Brasília, 3 de junho de 2025 — O Senado Federal decidiu bancar com dinheiro público uma viagem internacional que beira a apologia ao golpismo. Uma comitiva oficial de parlamentares brasileiros partirá nos próximos dias rumo aos Estados Unidos, com a missão declarada de “verificar violações de direitos humanos” contra três mulheres presas por imigração ilegal no Texas — todas envolvidas nos atos terroristas de 8 de janeiro de 2023, que atacaram os três poderes da República em Brasília.
A iniciativa foi aprovada pela Comissão de Direitos Humanos do Senado, após requerimento apresentado pelo senador Eduardo Girão, do partido Novo do Ceará, um dos nomes mais ativos na narrativa revisionista da extrema-direita brasileira. A viagem será totalmente custeada pelos cofres do Congresso Nacional, em um momento de crise fiscal e contenção de gastos para áreas sociais e essenciais.
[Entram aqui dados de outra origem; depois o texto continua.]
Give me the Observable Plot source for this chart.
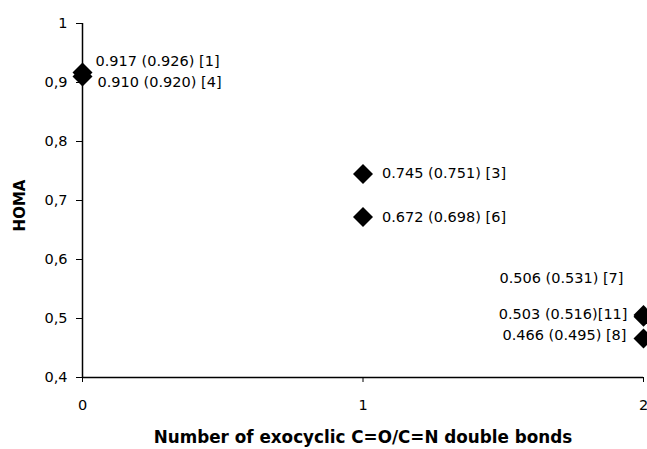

Fuga golpista financiada com dinheiro público
As três mulheres citadas — Michely Paiva Alves, Rosana Maciel Gomes e Raquel Lopes de Souza — estão detidas desde 21 de janeiro de 2023 em um centro de detenção para imigrantes em El Paso, no Texas, um dia após a posse de Donald Trump como presidente dos Estados Unidos. Elas fugiram do Brasil para evitar o cumprimento de penas impostas pelo Supremo Tribunal Federal (STF) e foram presas ao tentar entrar nos EUA sem documentação.
As detenções ocorreram após elas deixarem o país na esteira das condenações por crimes como golpe de Estado, abolição violenta do Estado Democrático de Direito, dano qualificado com violência, associação criminosa armada e deterioração de patrimônio tombado — entre outros. Mesmo assim, o senador Girão defende que o Senado brasileiro deve atuar como espécie de tutor internacional das detentas, alegando “perseguição política” e exigindo a “responsabilização de todos os envolvidos nesses atos arbitrários”.
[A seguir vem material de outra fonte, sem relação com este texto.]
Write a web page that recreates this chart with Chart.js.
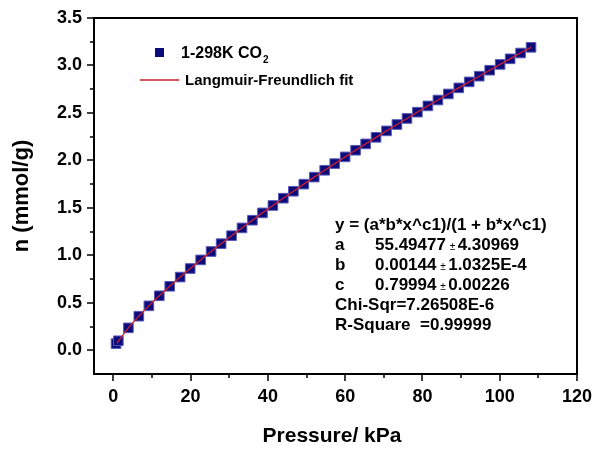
<!DOCTYPE html>
<html>
<head>
<meta charset="utf-8">
<script src="https://cdn.jsdelivr.net/npm/chart.js@4.4.1/dist/chart.umd.min.js"></script>
<style>
  html, body { margin: 0; padding: 0; background: #fff; }
  #wrap { width: 597px; height: 453px; }
</style>
</head>
<body>
<div id="wrap"><canvas id="isoChart" width="597" height="453"></canvas></div>
<script>
// measured isotherm, 298 K CO2
const pressure = [0.7, 1.3, 3.9, 6.6, 9.2, 11.9, 14.6, 17.3, 19.9, 22.6, 25.3, 27.9, 30.6, 33.3, 36.0, 38.6,
  41.3, 44.0, 46.6, 49.3, 52.0, 54.7, 57.3, 60.0, 62.7, 65.3, 68.0, 70.7, 73.4, 76.0, 78.7, 81.4,
  84.0, 86.7, 89.4, 92.1, 94.7, 97.4, 100.1, 102.7, 105.4, 108.1];
const uptake = [0.07, 0.10, 0.236, 0.359, 0.468, 0.574, 0.674, 0.771, 0.861, 0.952, 1.040, 1.123, 1.207, 1.289, 1.370, 1.447,
  1.525, 1.602, 1.675, 1.750, 1.824, 1.896, 1.966, 2.037, 2.107, 2.174, 2.243, 2.311, 2.378, 2.442, 2.508, 2.574,
  2.636, 2.700, 2.764, 2.827, 2.887, 2.950, 3.011, 3.070, 3.131, 3.191];

// Langmuir-Freundlich fit curve
const fitPressure = [0.9, 3.9, 6.6, 9.2, 11.9, 14.6, 17.3, 19.9, 22.6, 25.3, 27.9, 30.6, 33.3, 36.0, 38.6,
  41.3, 44.0, 46.6, 49.3, 52.0, 54.7, 57.3, 60.0, 62.7, 65.3, 68.0, 70.7, 73.4, 76.0, 78.7, 81.4,
  84.0, 86.7, 89.4, 92.1, 94.7, 97.4, 100.1, 102.7, 105.4, 108.1];
const fitUptake = [0.073, 0.236, 0.359, 0.468, 0.574, 0.674, 0.771, 0.861, 0.952, 1.040, 1.123, 1.207, 1.289, 1.370, 1.447,
  1.525, 1.602, 1.675, 1.750, 1.824, 1.896, 1.966, 2.037, 2.107, 2.174, 2.243, 2.311, 2.378, 2.442, 2.508, 2.574,
  2.636, 2.700, 2.764, 2.827, 2.887, 2.950, 3.011, 3.070, 3.131, 3.191];

const xTicks = [0, 20, 40, 60, 80, 100, 120];
const yTicks = [0.0, 0.5, 1.0, 1.5, 2.0, 2.5, 3.0, 3.5];

const fitLines = [
  ['y = (a*b*x^c1)/(1 + b*x^c1)'],
  ['a', '55.49477', '4.30969'],
  ['b', '0.00144', '1.0325E-4'],
  ['c', '0.79994', '0.00226'],
  ['Chi-Sqr=7.26508E-6'],
  ['R-Square  =0.99999']
];

const FONT = '"Liberation Sans", Arial, sans-serif';

const toPoints = (xs, ys) => xs.map((x, i) => ({x: x, y: ys[i]}));

// frame, outward ticks, axis titles, legend, fit report
const decor = {
  id: 'decor',
  afterDraw(c) {
    const ctx = c.ctx;
    const a = c.chartArea;
    const xs = c.scales.x, ys = c.scales.y;
    ctx.save();
    ctx.strokeStyle = '#000';
    ctx.lineWidth = 2;
    ctx.strokeRect(a.left, a.top, a.right - a.left, a.bottom - a.top);

    ctx.lineWidth = 1.5;
    ctx.beginPath();
    for (let v = 0; v <= 120; v += 10) {
      const px = Math.round(xs.getPixelForValue(v));
      const len = v % 20 === 0 ? 7 : 4;
      ctx.moveTo(px, a.bottom);
      ctx.lineTo(px, a.bottom + len);
    }
    for (let v = 0; v <= 3.5001; v += 0.25) {
      const py = Math.round(ys.getPixelForValue(v));
      const len = Math.round(v * 4) % 2 === 0 ? 7 : 4;
      ctx.moveTo(a.left, py);
      ctx.lineTo(a.left - len, py);
    }
    ctx.stroke();

    // axis titles
    ctx.fillStyle = '#000';
    ctx.font = 'bold 21px ' + FONT;
    ctx.textAlign = 'center';
    ctx.textBaseline = 'middle';
    ctx.fillText('Pressure/ kPa', 332, 436);
    ctx.save();
    ctx.translate(22, 196);
    ctx.rotate(-Math.PI / 2);
    ctx.font = 'bold 22px ' + FONT;
    ctx.fillText('n (mmol/g)', 0, 0);
    ctx.restore();

    // legend
    ctx.textAlign = 'left';
    ctx.textBaseline = 'alphabetic';
    ctx.fillStyle = '#0b0b7a';
    ctx.fillRect(155, 48, 9, 9);
    ctx.fillStyle = '#000';
    ctx.font = 'bold 16px ' + FONT;
    ctx.fillText('1-298K CO', 181, 58);
    const w = ctx.measureText('1-298K CO').width;
    ctx.font = 'bold 10px ' + FONT;
    ctx.fillText('2', 181 + w + 1, 63);
    ctx.strokeStyle = '#cc1f2f';
    ctx.lineWidth = 1.3;
    ctx.beginPath();
    ctx.moveTo(140, 80);
    ctx.lineTo(179, 80);
    ctx.stroke();
    ctx.font = 'bold 15px ' + FONT;
    ctx.fillText('Langmuir-Freundlich fit', 185, 85);

    // fit report
    let y = 230;
    fitLines.forEach(line => {
      ctx.font = 'bold 17px ' + FONT;
      ctx.fillText(line[0], 335, y);
      if (line.length > 1) {
        ctx.fillText(line[1], 375, y);
        const vw = ctx.measureText(line[1] + ' ').width;
        ctx.font = '10px ' + FONT;
        ctx.fillText('\u00b1', 375 + vw - 1, y);
        ctx.font = 'bold 17px ' + FONT;
        ctx.fillText(line[2], 375 + vw + 7, y);
      }
      y += 20;
    });
    ctx.restore();
  }
};

new Chart(document.getElementById('isoChart'), {
  type: 'scatter',
  data: {
    datasets: [
      {
        label: 'Langmuir-Freundlich fit',
        data: toPoints(fitPressure, fitUptake),
        showLine: true,
        borderColor: '#cc1f2f',
        borderWidth: 1.3,
        pointRadius: 0,
        tension: 0.3
      },
      {
        label: '1-298K CO2',
        data: toPoints(pressure, uptake),
        pointStyle: 'rect',
        pointRadius: 6.8,
        backgroundColor: '#0b0b7a',
        borderColor: '#5858b8',
        borderWidth: 1
      }
    ]
  },
  options: {
    responsive: false,
    animation: false,
    layout: { padding: { left: 0, right: 20, top: 18, bottom: 0 } },
    plugins: { legend: { display: false }, tooltip: { enabled: false } },
    scales: {
      x: {
        type: 'linear',
        min: -5,
        max: 120,
        afterFit: s => { s.height = 79; s.paddingLeft = 0; s.paddingRight = 0; },
        afterBuildTicks: s => { s.ticks = xTicks.map(v => ({value: v})); },
        grid: { display: false, drawTicks: false },
        border: { display: false },
        ticks: { padding: 12, color: '#000', font: { family: FONT, size: 18, weight: 'bold' } }
      },
      y: {
        type: 'linear',
        min: -0.25,
        max: 3.5,
        afterFit: s => { s.width = 94; s.paddingTop = 0; s.paddingBottom = 0; },
        afterBuildTicks: s => { s.ticks = yTicks.map(v => ({value: v})); },
        grid: { display: false, drawTicks: false },
        border: { display: false },
        ticks: {
          padding: 12,
          color: '#000',
          font: { family: FONT, size: 18, weight: 'bold' },
          callback: v => v.toFixed(1)
        }
      }
    }
  },
  plugins: [decor]
});
</script>
</body>
</html>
Reescrevendo a história a serviço do bolsonarismo
A retórica de Girão, já conhecida por distorcer fatos e se alinhar às pautas da extrema-direita internacional, tem como base a alegação de que as três mulheres “somente adentraram em um prédio para se proteger das bombas que eram ateadas por helicópteros”. Não há, evidentemente, qualquer prova ou indício de que isso tenha ocorrido. Ao contrário: todas já foram condenadas pelo STF, com base em provas materiais, vídeos, depoimentos e interceptações.
A proposta da comitiva se baseia em uma tese insustentável de que os EUA estariam violando direitos humanos ao manter as presas em um centro de detenção de imigração. Ignora-se o fato de que a entrada ilegal no território norte-americano é crime tipificado, e que as prisões seguem os trâmites legais da administração de imigração dos EUA.
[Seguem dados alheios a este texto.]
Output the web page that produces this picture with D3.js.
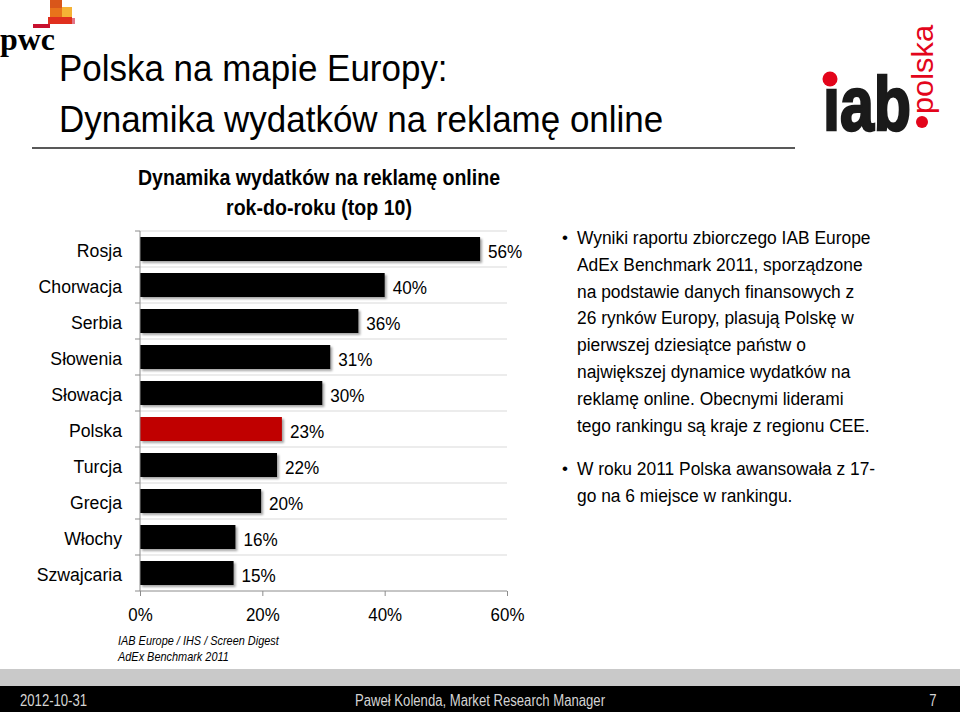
<!DOCTYPE html>
<html>
<head>
<meta charset="utf-8">
<script src="https://cdn.jsdelivr.net/npm/d3@7"></script>
<style>
  html, body { margin: 0; padding: 0; background: #fff; }
  svg { display: block; }
  svg text { font-family: "Liberation Sans", Arial, sans-serif; }
</style>
</head>
<body>
<div id="chart"></div>
<script>
// ---- data ----
const categories = ["Rosja", "Chorwacja", "Serbia", "Słowenia", "Słowacja", "Polska", "Turcja", "Grecja", "Włochy", "Szwajcaria"];
const values = [0.556, 0.40, 0.357, 0.311, 0.298, 0.232, 0.224, 0.198, 0.156, 0.153];
const highlight = "Polska";
const xTicks = [0, 0.2, 0.4, 0.6];
const titleLines = ["Polska na mapie Europy:", "Dynamika wydatków na reklamę online"];
const chartTitleLines = ["Dynamika wydatków na reklamę online", "rok-do-roku (top 10)"];
const sourceLines = ["IAB Europe / IHS / Screen Digest", "AdEx Benchmark 2011"];
const bullet1 = ["Wyniki raportu zbiorczego IAB Europe", "AdEx Benchmark 2011, sporządzone", "na podstawie danych finansowych z", "26 rynków Europy, plasują Polskę w", "pierwszej dziesiątce państw o", "największej dynamice wydatków na", "reklamę online. Obecnymi liderami", "tego rankingu są kraje z regionu CEE."];
const bullet2 = ["W roku 2011 Polska awansowała z 17-", "go na 6 miejsce w rankingu."];
const footer = { date: "2012-10-31", author: "Paweł Kolenda, Market Research Manager", page: "7" };

const W = 960, H = 712;
const svg = d3.select("#chart").append("svg").attr("width", W).attr("height", H);

// horizontally condense text (narrow typeface look) while keeping its anchor position
function condense(sel, sx) {
  sel.each(function () {
    const t = d3.select(this);
    const xv = +(t.attr("x") || 0);
    t.attr("x", xv / sx).attr("transform", `scale(${sx},1)`);
  });
}

const defs = svg.append("defs");
const f = defs.append("filter").attr("id", "shadow").attr("x", "-5%").attr("y", "-20%").attr("width", "115%").attr("height", "160%");
f.append("feDropShadow").attr("dx", 2).attr("dy", 2).attr("stdDeviation", 1.2).attr("flood-color", "#000").attr("flood-opacity", 0.35);

// ---- PwC logo ----
const logo = svg.append("g");
[[50, 0, 12, 24, "#e8731b"], [50, 0, 12, 8, "#d9561a"], [62, 7, 10, 10, "#f5b335"], [48, 17, 24, 7, "#e0301e"], [72, 18, 3, 6, "#e27588"], [33, 24, 17, 4, "#c8102e"]]
  .forEach(r => logo.append("rect").attr("x", r[0]).attr("y", r[1]).attr("width", r[2]).attr("height", r[3]).attr("fill", r[4]));
logo.append("text").attr("x", 0).attr("y", 50).style("font-family", "'Liberation Serif', serif")
  .attr("font-weight", "bold").attr("font-size", 31).attr("fill", "#000")
  .attr("textLength", 55).attr("lengthAdjust", "spacingAndGlyphs").text("pwc");

// ---- IAB logo ----
const iab = svg.append("g");
iab.append("text").attr("x", 823).attr("y", 130)
  .attr("font-weight", "bold").attr("font-size", 76).attr("fill", "#1a1a1a")
  .attr("stroke", "#1a1a1a").attr("stroke-width", 2.5)
  .attr("textLength", 88).attr("lengthAdjust", "spacingAndGlyphs").text("ıab");
iab.append("circle").attr("cx", 830).attr("cy", 79).attr("r", 7.5).attr("fill", "#e3051b");
iab.append("circle").attr("cx", 922).attr("cy", 122).attr("r", 6).attr("fill", "#e3051b");
iab.append("text").attr("transform", "translate(933,114) rotate(-90)")
  .attr("font-size", 30).attr("fill", "#e3051b").attr("textLength", 89).attr("lengthAdjust", "spacingAndGlyphs").text("polska");

// ---- main title ----
svg.append("g").selectAll("text").data(titleLines).join("text")
  .attr("x", 59).attr("y", (d, i) => 81 + i * 51)
  .attr("font-size", 37).attr("fill", "#000")
  .text(d => d)
  .call(condense, 0.945);
svg.append("line").attr("x1", 32).attr("x2", 795).attr("y1", 148).attr("y2", 148).attr("stroke", "#595959").attr("stroke-width", 2);

// ---- chart ----
const x = d3.scaleLinear().domain([0, 0.6]).range([140, 507]);
const y = d3.scaleBand().domain(categories).range([231, 591]).paddingInner(1 / 3).paddingOuter(1 / 6);
const step = y.step();
const boundaries = d3.range(categories.length + 1).map(i => 231 + i * step);

const chart = svg.append("g");

chart.append("g").selectAll("text").data(chartTitleLines).join("text")
  .attr("x", 319).attr("y", (d, i) => 185 + i * 30).attr("text-anchor", "middle")
  .attr("font-weight", "bold").attr("font-size", 22).attr("fill", "#000").text(d => d)
  .call(condense, 0.89);

// gridlines
chart.append("g").selectAll("line").data(boundaries.slice(0, -1)).join("line")
  .attr("x1", x(0)).attr("x2", x(0.6)).attr("y1", d => d).attr("y2", d => d)
  .attr("stroke", "#d9d9d9").attr("stroke-width", 1);

// bars
chart.append("g").selectAll("rect").data(categories).join("rect")
  .attr("x", x(0)).attr("y", d => y(d)).attr("height", y.bandwidth())
  .attr("width", (d, i) => x(values[i]) - x(0))
  .attr("fill", d => d === highlight ? "#c00000" : "#000")
  .attr("filter", "url(#shadow)");

// value labels
const fmt = d3.format(".0%");
chart.append("g").selectAll("text").data(categories).join("text")
  .attr("x", (d, i) => x(values[i]) + 8).attr("y", d => y(d) + y.bandwidth() / 2 + 2)
  .attr("dy", "0.35em").attr("font-size", 19).attr("fill", "#000")
  .text((d, i) => fmt(values[i]))
  .call(condense, 0.9);

// left axis (labels) + boundary ticks
const yAxis = chart.append("g").attr("transform", `translate(${x(0)},0)`)
  .call(d3.axisLeft(y).tickSize(0).tickPadding(18));
yAxis.select(".domain").remove();
yAxis.selectAll("text").attr("font-size", 19).attr("fill", "#000").attr("font-family", null).attr("dy", "0.4em")
  .call(condense, 0.93);
chart.append("line").attr("x1", x(0)).attr("x2", x(0)).attr("y1", 231).attr("y2", 591).attr("stroke", "#8c8c8c");
chart.append("g").selectAll("line").data(boundaries).join("line")
  .attr("x1", x(0) - 5).attr("x2", x(0)).attr("y1", d => d).attr("y2", d => d).attr("stroke", "#8c8c8c");

// bottom axis
const xAxis = chart.append("g").attr("transform", "translate(0,591)")
  .call(d3.axisBottom(x).tickValues(xTicks).tickFormat(fmt).tickSize(5).tickPadding(12));
xAxis.select(".domain").attr("stroke", "#8c8c8c").attr("d", `M${x(0)},0H${x(0.6)}`);
xAxis.selectAll(".tick line").attr("stroke", "#8c8c8c");
xAxis.selectAll("text").attr("font-size", 19).attr("fill", "#000").attr("font-family", null)
  .call(condense, 0.89);

// source
chart.append("g").selectAll("text").data(sourceLines).join("text")
  .attr("x", 118).attr("y", (d, i) => 645 + i * 16).attr("font-style", "italic")
  .attr("font-size", 13).attr("fill", "#000").text(d => d)
  .call(condense, 0.84);

// ---- bullets ----
const bl = svg.append("g").attr("font-size", 19).attr("fill", "#000");
function bullet(lines, top) {
  bl.append("text").attr("x", 562).attr("y", top - 1).attr("font-size", 17).text("•");
  bl.append("g").selectAll("text").data(lines).join("text")
    .attr("x", 577).attr("y", (d, i) => top + i * 26.8).text(d => d)
    .call(condense, 0.915);
}
bullet(bullet1, 244);
bullet(bullet2, 475);

// ---- footer ----
svg.append("rect").attr("x", 0).attr("y", 669).attr("width", W).attr("height", 17).attr("fill", "#c9c9c9");
svg.append("rect").attr("x", 0).attr("y", 686).attr("width", W).attr("height", 26).attr("fill", "#000");
const ft = svg.append("g").attr("font-size", 16).attr("fill", "#d4d4d4");
ft.append("text").attr("x", 20).attr("y", 706).text(footer.date).call(condense, 0.82);
ft.append("text").attr("x", 480).attr("y", 706).attr("text-anchor", "middle").text(footer.author).call(condense, 0.82);
ft.append("text").attr("x", 933).attr("y", 706).attr("text-anchor", "middle").text(footer.page).call(condense, 0.82);
</script>
</body>
</html>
Além disso, Girão tenta incluir na narrativa a figura de Cristiane da Silva, deportada ao Brasil após tentativa frustrada de asilo. Condenada por associação criminosa e incitação ao crime, Cristiane é mais uma das personagens de uma trama farsesca que tenta transformar criminosas em vítimas e golpistas em refugiadas políticas.
Missão “humanitária” ou propaganda disfarçada?
Na prática, a missão tem todos os contornos de uma viagem ideológica disfarçada de ação institucional. Um tour de solidariedade golpista financiado com dinheiro do contribuinte. A justificativa formal da comitiva é “avaliar condições de encarceramento e investigar denúncias de abusos”, mas o pano de fundo é escandalosamente claro: reforçar a narrativa de que os condenados do 8 de janeiro são perseguidos políticos, e não criminosos com sentenças transitadas em julgado.
A viagem, bancada pelo Congresso Nacional, não teve orçamento divulgado. Tampouco se sabe quais senadores farão parte da comitiva, além de Girão. A Comissão de Direitos Humanos do Senado não se pronunciou sobre o ineditismo de enviar uma missão para averiguar prisões legais realizadas por um dos principais aliados diplomáticos do Brasil — os Estados Unidos.
O uso político da asfixia democrática
A tentativa de criar mártires golpistas fora do país é mais uma peça no xadrez internacional da desinformação. Com a viagem, Girão sinaliza às alas mais radicais do bolsonarismo que o Senado pode ser usado como palco e escudo — inclusive no exterior. Trata-se de um aceno à direita global, que tem visto no Brasil um terreno fértil para narrativas conspiratórias e ações coordenadas contra instituições democráticas.
Enquanto isso, o país assiste inerte ao desmonte de políticas sociais, à fome que volta a crescer, e à escalada da desigualdade. Mas há verba e empenho institucional para visitar presas golpistas nos Estados Unidos. Um símbolo perfeito de prioridades invertidas.